Как раз в это время я посмотрел два спектакля в Театре имени Ленинского комсомола — «Мой сын» в постановке Серафимы Германовны Бирман и «Нору» в постановке Ивана Николаевича Берсенева. Оба эти спектакля произвели на меня сильное впечатление, да и неудивительно — они принадлежали к числу лучших спектаклей, созданных в то время московскими театрами.
Мне очень захотелось, чтобы мою еще не написанную пьесу поставили в Театре Ленинского комсомола, и я пошел к Берсеневу. Он встретил меня в своем маленьком тесном кабинете на первом этаже театра. Он только что пришел с затянувшейся репетиции (по-моему, он тогда начинал репетировать Сирано), но ни в его словах, ни в его поведении не проскальзывало и тени усталости. Высокий, стройный, красивый, доброжелательный, обаятельный и сознающий свое обаяние — он был весь, как бы это получше сказать, как элегантная пружина.

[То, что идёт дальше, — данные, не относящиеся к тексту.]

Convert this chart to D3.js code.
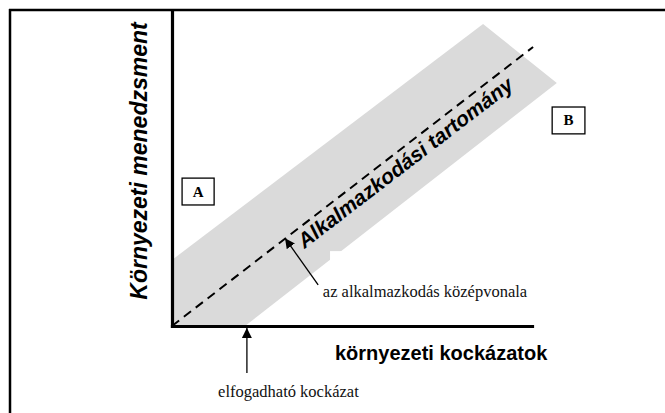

Я солгал ему, что вчерне уже написал пьесу, но, перед тем как начисто переписать ее, хочу, если он согласится меня послушать, рассказать ему содержание.
Он внимательно посмотрел на меня и быстро спросил (он вообще не любил долгих предисловий):
— Сколько нужно времени для того, чтобы закончить пьесу?

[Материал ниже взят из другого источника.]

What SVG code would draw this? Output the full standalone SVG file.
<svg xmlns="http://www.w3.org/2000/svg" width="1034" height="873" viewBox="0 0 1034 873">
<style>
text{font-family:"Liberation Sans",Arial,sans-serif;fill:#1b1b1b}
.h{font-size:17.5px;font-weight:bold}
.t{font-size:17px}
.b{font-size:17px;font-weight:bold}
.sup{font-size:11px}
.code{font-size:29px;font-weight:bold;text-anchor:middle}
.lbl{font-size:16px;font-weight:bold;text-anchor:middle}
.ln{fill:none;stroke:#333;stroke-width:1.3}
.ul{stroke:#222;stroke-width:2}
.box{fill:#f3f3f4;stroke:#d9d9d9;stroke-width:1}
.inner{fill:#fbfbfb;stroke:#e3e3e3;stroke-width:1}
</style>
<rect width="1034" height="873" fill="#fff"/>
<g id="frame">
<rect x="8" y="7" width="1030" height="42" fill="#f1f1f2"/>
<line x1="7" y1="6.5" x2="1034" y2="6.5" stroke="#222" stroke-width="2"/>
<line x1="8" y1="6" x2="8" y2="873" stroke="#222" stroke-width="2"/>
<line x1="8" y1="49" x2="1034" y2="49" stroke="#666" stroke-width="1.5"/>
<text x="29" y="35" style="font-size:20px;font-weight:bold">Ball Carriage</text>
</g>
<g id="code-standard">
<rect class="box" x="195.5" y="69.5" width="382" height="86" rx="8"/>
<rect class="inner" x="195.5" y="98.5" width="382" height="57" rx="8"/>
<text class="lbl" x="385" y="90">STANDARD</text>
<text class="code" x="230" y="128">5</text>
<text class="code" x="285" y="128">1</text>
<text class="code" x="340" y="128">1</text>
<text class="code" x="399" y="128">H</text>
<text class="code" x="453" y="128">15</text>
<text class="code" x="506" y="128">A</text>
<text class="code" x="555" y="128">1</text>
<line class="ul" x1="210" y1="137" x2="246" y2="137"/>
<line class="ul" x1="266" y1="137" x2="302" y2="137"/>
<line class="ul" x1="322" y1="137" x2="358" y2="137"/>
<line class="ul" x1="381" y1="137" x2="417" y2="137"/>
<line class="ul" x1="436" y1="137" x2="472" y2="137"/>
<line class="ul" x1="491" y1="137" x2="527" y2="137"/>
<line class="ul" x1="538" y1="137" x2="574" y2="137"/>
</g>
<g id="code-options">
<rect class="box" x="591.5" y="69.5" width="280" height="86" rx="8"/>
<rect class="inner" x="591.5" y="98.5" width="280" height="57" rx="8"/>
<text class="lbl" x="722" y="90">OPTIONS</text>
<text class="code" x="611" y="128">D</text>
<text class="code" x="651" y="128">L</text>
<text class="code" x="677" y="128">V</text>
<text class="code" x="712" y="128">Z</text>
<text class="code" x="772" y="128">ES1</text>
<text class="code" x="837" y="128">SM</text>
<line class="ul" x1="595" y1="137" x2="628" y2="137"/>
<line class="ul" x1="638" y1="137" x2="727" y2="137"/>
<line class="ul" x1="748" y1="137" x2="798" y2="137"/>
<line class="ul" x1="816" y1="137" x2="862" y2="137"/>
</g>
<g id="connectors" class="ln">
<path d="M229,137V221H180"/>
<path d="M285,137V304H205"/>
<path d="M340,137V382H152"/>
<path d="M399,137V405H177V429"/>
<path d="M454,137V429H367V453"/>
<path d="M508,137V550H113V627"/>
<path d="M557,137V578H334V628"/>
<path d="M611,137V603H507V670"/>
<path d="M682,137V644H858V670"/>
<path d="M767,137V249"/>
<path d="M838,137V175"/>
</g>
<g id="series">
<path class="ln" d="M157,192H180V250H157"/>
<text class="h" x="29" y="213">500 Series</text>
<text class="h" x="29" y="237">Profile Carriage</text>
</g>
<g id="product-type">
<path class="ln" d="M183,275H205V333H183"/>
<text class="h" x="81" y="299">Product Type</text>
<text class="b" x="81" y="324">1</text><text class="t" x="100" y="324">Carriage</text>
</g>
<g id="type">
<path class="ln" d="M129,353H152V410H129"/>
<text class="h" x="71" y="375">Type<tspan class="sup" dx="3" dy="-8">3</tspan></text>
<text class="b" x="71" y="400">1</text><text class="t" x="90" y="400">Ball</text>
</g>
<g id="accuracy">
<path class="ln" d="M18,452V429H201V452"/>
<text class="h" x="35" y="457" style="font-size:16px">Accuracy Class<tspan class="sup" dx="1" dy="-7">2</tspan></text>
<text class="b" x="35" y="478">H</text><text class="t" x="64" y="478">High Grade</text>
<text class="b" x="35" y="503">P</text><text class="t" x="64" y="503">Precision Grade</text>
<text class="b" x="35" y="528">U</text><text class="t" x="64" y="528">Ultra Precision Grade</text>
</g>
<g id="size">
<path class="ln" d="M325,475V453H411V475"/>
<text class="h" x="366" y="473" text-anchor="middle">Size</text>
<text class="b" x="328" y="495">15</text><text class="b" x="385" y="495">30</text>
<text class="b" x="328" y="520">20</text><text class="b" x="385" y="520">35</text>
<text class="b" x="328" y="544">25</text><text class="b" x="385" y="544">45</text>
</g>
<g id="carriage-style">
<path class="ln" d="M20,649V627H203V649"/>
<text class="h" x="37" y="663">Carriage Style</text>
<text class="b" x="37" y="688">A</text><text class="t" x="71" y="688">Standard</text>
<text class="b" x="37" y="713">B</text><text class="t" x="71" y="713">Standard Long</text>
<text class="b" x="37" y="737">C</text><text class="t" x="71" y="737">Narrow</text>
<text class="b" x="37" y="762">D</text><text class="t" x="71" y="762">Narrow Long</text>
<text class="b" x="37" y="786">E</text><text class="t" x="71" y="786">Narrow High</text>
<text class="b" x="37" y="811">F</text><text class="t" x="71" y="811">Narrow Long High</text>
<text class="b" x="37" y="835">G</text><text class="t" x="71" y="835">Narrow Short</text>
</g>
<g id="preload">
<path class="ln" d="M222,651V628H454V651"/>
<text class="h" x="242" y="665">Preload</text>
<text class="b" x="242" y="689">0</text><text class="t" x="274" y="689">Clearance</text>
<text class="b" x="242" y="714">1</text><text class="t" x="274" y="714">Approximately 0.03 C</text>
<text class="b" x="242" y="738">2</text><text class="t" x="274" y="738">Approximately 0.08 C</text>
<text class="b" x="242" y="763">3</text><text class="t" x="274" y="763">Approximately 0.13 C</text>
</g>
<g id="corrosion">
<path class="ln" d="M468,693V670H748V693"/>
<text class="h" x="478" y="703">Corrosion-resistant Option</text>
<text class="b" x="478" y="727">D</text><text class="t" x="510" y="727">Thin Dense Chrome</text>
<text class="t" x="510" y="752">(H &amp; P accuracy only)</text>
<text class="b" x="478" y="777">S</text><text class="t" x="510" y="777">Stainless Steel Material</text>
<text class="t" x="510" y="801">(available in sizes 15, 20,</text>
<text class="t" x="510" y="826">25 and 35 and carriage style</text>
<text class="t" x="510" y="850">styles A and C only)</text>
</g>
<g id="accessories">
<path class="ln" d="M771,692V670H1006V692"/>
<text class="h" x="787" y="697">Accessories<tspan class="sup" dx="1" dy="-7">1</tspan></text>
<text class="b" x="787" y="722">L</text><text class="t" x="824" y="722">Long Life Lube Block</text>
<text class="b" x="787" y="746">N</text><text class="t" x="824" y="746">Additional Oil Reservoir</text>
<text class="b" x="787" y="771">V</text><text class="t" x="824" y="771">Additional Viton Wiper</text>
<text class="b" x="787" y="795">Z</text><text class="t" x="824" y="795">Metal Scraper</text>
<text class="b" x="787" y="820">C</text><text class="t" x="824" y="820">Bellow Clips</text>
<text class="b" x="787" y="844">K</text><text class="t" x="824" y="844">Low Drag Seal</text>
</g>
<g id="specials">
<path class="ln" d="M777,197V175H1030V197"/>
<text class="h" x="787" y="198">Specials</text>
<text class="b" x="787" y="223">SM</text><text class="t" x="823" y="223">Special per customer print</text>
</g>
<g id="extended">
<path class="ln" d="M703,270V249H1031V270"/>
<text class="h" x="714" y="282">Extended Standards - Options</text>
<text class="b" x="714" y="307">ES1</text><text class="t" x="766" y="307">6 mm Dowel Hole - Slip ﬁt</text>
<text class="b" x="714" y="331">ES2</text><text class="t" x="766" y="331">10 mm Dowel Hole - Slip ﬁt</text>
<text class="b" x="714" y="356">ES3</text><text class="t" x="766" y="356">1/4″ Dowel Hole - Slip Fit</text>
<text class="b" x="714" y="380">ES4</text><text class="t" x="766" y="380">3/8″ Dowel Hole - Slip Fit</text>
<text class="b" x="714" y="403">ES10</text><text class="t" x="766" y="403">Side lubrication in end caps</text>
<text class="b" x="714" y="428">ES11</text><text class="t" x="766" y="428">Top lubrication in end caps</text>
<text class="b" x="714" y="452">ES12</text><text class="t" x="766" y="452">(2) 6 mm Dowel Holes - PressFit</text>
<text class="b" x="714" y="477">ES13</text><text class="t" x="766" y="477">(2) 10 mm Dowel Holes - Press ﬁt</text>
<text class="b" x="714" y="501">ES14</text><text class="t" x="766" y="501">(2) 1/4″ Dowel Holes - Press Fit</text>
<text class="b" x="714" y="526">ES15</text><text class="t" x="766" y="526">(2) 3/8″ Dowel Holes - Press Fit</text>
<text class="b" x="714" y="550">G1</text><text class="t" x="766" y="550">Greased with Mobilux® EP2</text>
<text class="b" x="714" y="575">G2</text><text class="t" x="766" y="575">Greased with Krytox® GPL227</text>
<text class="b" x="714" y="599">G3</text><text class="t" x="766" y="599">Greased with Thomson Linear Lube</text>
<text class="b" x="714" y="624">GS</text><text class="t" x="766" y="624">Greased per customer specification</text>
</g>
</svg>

Я сказал: две недели. И, уже сказав, испугался, что вот сейчас он вполне резонно ответит мне: «Ну вот и прекрасно, через две недели и приходите, не с рассказом о пьесе, а с самой пьесой». Но он, выдержав очень короткую паузу, сказал совсем другое:
— Ну что ж, хорошо, рассказывайте.
Я ошибся, подумав, что ему было лень слушать рассказ о пьесе, которую он вскоре мог прочесть своими глазами. Ему вообще никогда и ничего не было лень, если дело шло об интересах его театра. В этом я впоследствии много раз убеждался.

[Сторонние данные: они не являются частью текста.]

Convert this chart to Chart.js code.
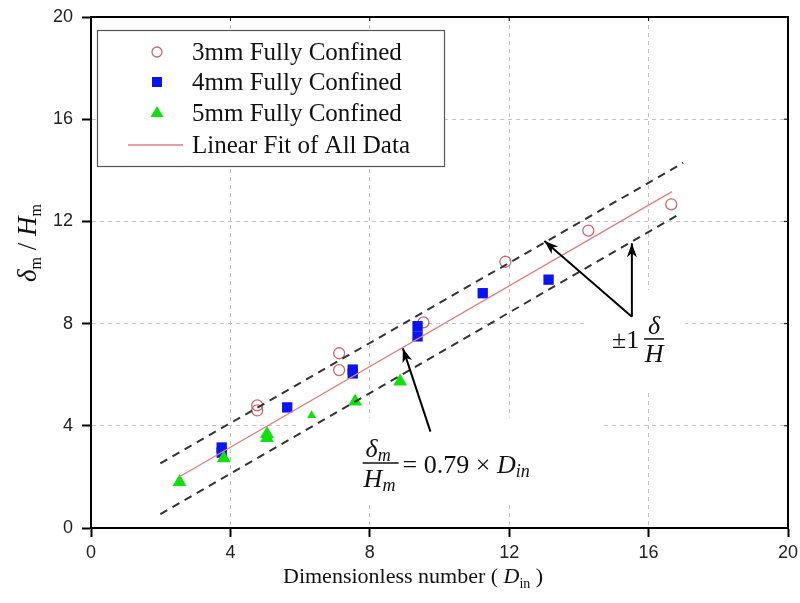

Очевидно, я его чем-то заинтересовал как возможный будущий автор, а через сколько времени будет закончена пьеса — он спросил, просто чтобы составить себе представление о том, насколько она готова уже сейчас.
— Раз через две недели, значит, почти готова, есть смысл послушать!
Я рассказал ему пьесу. Это заняло больше часа времени. Два-три раза в кабинет заглядывали люди, но Берсенев только поворачивал голову, делал короткое решительное движение пальцем, чтобы не мешали, и продолжал слушать.
Когда я кончил рассказывать, Берсенев закурил погасшую сигару, поглядел куда-то мимо меня в потолок, соображая что-то свое, имевшее отношение к планам театра, и коротко сказал: пьеса его интересует; если я действительно закончу ее через две недели и она понравится в театре, то ее можно будет поставить еще в этом сезоне, к июню.
Размышления столь практического свойства были неожиданны и от этого тем более радостны для меня.
Я ответил, что действительно окончу пьесу через пятнадцать дней.
Иван Николаевич, соображая, перелистнул стоявший на столе календарик и, уже вставая, сказал:
— Стало быть, вы принесете ее сюда, прямо ко мне!
Он назвал число, ровно на пятнадцать дней отстоявшее от даты нашего разговора.
— Надо пойти пообедать! — добавил он уже стоя. — Вечером играю.
Это было любезное извинение в том, что он не склонен дальше длить наш разговор.